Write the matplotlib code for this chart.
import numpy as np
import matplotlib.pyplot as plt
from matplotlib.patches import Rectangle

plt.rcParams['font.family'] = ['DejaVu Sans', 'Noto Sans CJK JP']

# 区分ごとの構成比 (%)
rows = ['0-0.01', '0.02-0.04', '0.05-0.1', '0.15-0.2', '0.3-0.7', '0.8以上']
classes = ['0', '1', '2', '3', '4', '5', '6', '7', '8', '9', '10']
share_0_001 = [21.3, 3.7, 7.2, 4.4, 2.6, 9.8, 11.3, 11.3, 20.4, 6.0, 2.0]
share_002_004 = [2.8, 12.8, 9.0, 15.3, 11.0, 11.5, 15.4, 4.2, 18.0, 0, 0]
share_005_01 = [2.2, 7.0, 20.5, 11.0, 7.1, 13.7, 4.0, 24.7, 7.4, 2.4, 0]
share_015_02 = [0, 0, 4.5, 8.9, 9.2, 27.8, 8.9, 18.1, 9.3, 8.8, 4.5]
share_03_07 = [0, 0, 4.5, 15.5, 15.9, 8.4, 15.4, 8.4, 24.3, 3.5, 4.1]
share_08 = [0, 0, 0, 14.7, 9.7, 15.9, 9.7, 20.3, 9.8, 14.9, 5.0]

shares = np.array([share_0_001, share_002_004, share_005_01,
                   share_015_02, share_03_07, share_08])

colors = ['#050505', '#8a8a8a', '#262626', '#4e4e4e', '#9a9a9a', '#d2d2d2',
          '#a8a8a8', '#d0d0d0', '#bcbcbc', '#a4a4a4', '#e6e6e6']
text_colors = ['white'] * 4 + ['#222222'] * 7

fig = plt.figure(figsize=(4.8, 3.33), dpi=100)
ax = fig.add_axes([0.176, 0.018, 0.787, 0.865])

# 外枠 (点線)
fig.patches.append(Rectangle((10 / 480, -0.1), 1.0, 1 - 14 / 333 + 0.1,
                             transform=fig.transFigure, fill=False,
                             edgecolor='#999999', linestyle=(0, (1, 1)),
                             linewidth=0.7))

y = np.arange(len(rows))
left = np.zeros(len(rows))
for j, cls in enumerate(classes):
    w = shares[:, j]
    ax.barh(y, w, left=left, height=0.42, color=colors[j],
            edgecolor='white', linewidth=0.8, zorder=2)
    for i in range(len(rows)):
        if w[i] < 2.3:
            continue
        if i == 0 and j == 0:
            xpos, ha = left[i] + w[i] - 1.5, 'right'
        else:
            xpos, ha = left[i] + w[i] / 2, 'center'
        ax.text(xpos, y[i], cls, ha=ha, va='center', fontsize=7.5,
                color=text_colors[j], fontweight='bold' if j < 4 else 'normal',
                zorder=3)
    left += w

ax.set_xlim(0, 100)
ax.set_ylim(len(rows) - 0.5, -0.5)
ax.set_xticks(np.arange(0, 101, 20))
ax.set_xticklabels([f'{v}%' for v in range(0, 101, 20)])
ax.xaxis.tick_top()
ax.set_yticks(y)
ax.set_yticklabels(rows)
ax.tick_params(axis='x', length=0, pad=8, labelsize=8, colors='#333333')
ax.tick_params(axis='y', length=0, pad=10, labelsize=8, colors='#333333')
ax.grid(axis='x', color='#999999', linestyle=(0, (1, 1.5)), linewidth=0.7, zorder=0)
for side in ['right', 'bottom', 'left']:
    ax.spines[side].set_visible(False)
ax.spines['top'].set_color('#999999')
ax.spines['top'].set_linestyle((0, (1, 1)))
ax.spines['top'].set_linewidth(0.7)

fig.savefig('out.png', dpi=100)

__PROBLEM DETAILS__. Return what is listed above, exactly and completely.

__SOLUTION BELOW__.
Write the matplotlib code for this chart.
import numpy as np
import matplotlib.pyplot as plt
from matplotlib.patches import Rectangle

plt.rcParams['font.family'] = ['DejaVu Sans', 'Noto Sans CJK JP']

# 区分ごとの構成比 (%)
rows = ['0-0.01', '0.02-0.04', '0.05-0.1', '0.15-0.2', '0.3-0.7', '0.8以上']
classes = ['0', '1', '2', '3', '4', '5', '6', '7', '8', '9', '10']
share_0_001 = [21.3, 3.7, 7.2, 4.4, 2.6, 9.8, 11.3, 11.3, 20.4, 6.0, 2.0]
share_002_004 = [2.8, 12.8, 9.0, 15.3, 11.0, 11.5, 15.4, 4.2, 18.0, 0, 0]
share_005_01 = [2.2, 7.0, 20.5, 11.0, 7.1, 13.7, 4.0, 24.7, 7.4, 2.4, 0]
share_015_02 = [0, 0, 4.5, 8.9, 9.2, 27.8, 8.9, 18.1, 9.3, 8.8, 4.5]
share_03_07 = [0, 0, 4.5, 15.5, 15.9, 8.4, 15.4, 8.4, 24.3, 3.5, 4.1]
share_08 = [0, 0, 0, 14.7, 9.7, 15.9, 9.7, 20.3, 9.8, 14.9, 5.0]

shares = np.array([share_0_001, share_002_004, share_005_01,
                   share_015_02, share_03_07, share_08])

colors = ['#050505', '#8a8a8a', '#262626', '#4e4e4e', '#9a9a9a', '#d2d2d2',
          '#a8a8a8', '#d0d0d0', '#bcbcbc', '#a4a4a4', '#e6e6e6']
text_colors = ['white'] * 4 + ['#222222'] * 7

fig = plt.figure(figsize=(4.8, 3.33), dpi=100)
ax = fig.add_axes([0.176, 0.018, 0.787, 0.865])

# 外枠 (点線)
fig.patches.append(Rectangle((10 / 480, -0.1), 1.0, 1 - 14 / 333 + 0.1,
                             transform=fig.transFigure, fill=False,
                             edgecolor='#999999', linestyle=(0, (1, 1)),
                             linewidth=0.7))

y = np.arange(len(rows))
left = np.zeros(len(rows))
for j, cls in enumerate(classes):
    w = shares[:, j]
    ax.barh(y, w, left=left, height=0.42, color=colors[j],
            edgecolor='white', linewidth=0.8, zorder=2)
    for i in range(len(rows)):
        if w[i] < 2.3:
            continue
        if i == 0 and j == 0:
            xpos, ha = left[i] + w[i] - 1.5, 'right'
        else:
            xpos, ha = left[i] + w[i] / 2, 'center'
        ax.text(xpos, y[i], cls, ha=ha, va='center', fontsize=7.5,
                color=text_colors[j], fontweight='bold' if j < 4 else 'normal',
                zorder=3)
    left += w

ax.set_xlim(0, 100)
ax.set_ylim(len(rows) - 0.5, -0.5)
ax.set_xticks(np.arange(0, 101, 20))
ax.set_xticklabels([f'{v}%' for v in range(0, 101, 20)])
ax.xaxis.tick_top()
ax.set_yticks(y)
ax.set_yticklabels(rows)
ax.tick_params(axis='x', length=0, pad=8, labelsize=8, colors='#333333')
ax.tick_params(axis='y', length=0, pad=10, labelsize=8, colors='#333333')
ax.grid(axis='x', color='#999999', linestyle=(0, (1, 1.5)), linewidth=0.7, zorder=0)
for side in ['right', 'bottom', 'left']:
    ax.spines[side].set_visible(False)
ax.spines['top'].set_color('#999999')
ax.spines['top'].set_linestyle((0, (1, 1)))
ax.spines['top'].set_linewidth(0.7)

fig.savefig('out.png', dpi=100)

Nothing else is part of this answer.